About the time of the delivery of this “rolling memento mori,” from Atlanta, she was also visited by a fan of her work, who became identified in her mind with her volatile feelings about the psychologists Sigmund Freud and Carl Jung, and, particularly, theories of the role of dreams and the subconscious in literary production and religious expression. Ted Spivey, a writer on myth and literature, and a professor at Georgia State College, was soon classified by her as “my Jung friend,” and, therefore, a source of mixed feelings. As Louise Abbot, who knew them separately, parsed Flannery’s friendship with her far more extroverted, excitable friend, “She certainly found him an intelligent and good man. But she was not interested when he came to order his own life according to dream interpretations, especially when he started dreaming about her.”

Spivey, just two years her junior, and briefly a student of Allen Tate’s at the University of Minnesota, had completed a dissertation on George Eliot, launching him on a mission to find an American woman writer with the intellect of Eliot, or Virginia Woolf, another favorite. When he began reading O’Connor’s fiction, he felt that he might well have found her and screwed up his courage to write, suggesting a meeting for August 15, when he would be driving from Atlanta to visit his parents in Swainsboro. Flannery assented, giving directions to show up at two p.m. “When I knocked on her door,” he wrote, “she appeared in a light-colored, rather conservative dress and suggested that we sit in rocking chairs on her porch. She asked me a few questions about myself, and within five minutes we were talking about writers and about their connection, when they had any, with religion. The talk lasted about two hours and was intense.”

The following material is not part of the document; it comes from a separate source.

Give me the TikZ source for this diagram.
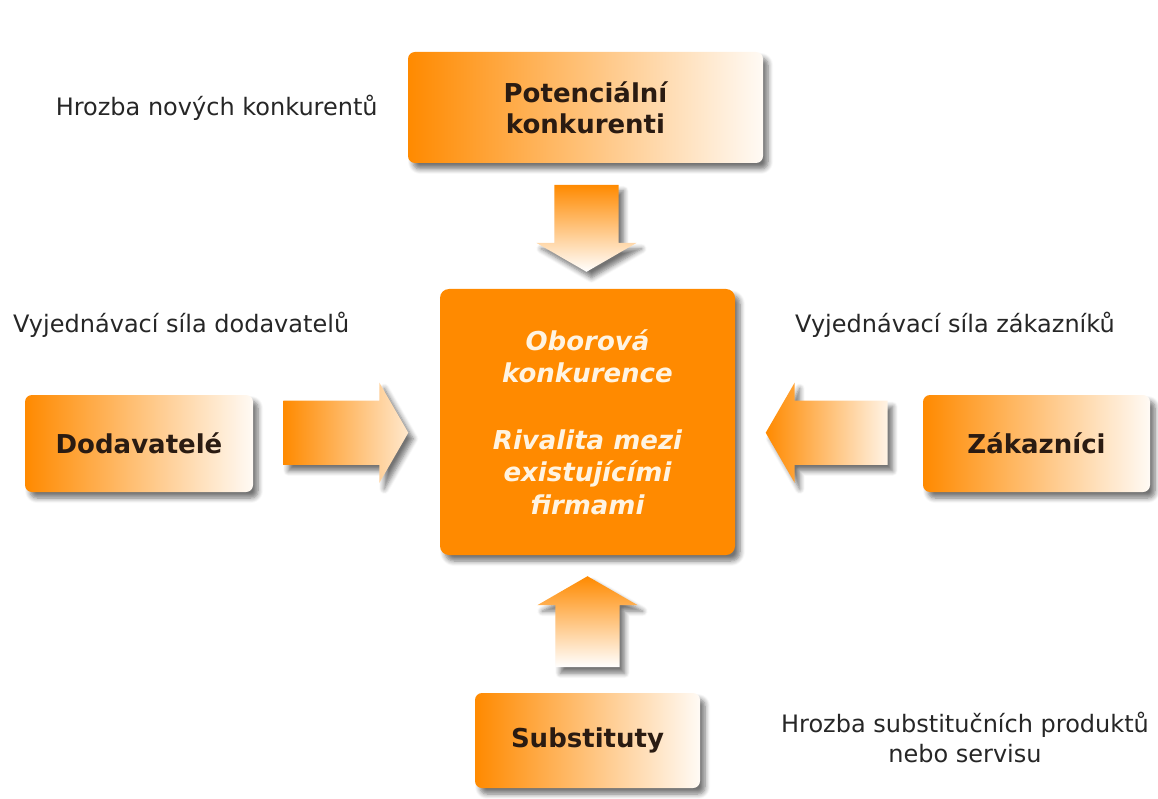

Leaving Andalusia that afternoon, Spivey was unsure whether the meeting had been a success, as he “could sense certain deep and sometimes disturbing currents” running through the author he would later describe as “the most complex person I have ever met.” He soon had his answer, though, as before he even had a chance to write a bread-and-butter note, Flannery sent him a letter at his parents’ home. “I have just finished a book which I am sure you would find relevant to your train of thought,” she began. “This is
Israel and Revelation
by Eric Voeglin. . . . It has to do with history as being existence under God, the ‘leap in being,’ etc.” Spivey was touched that she had recommended a writer so attuned to his interests, who became a favorite after he borrowed her copy. He was even more encouraged by her closing: “I enjoyed your visit and hope that you will stop again if you find it convenient when you pass this way.”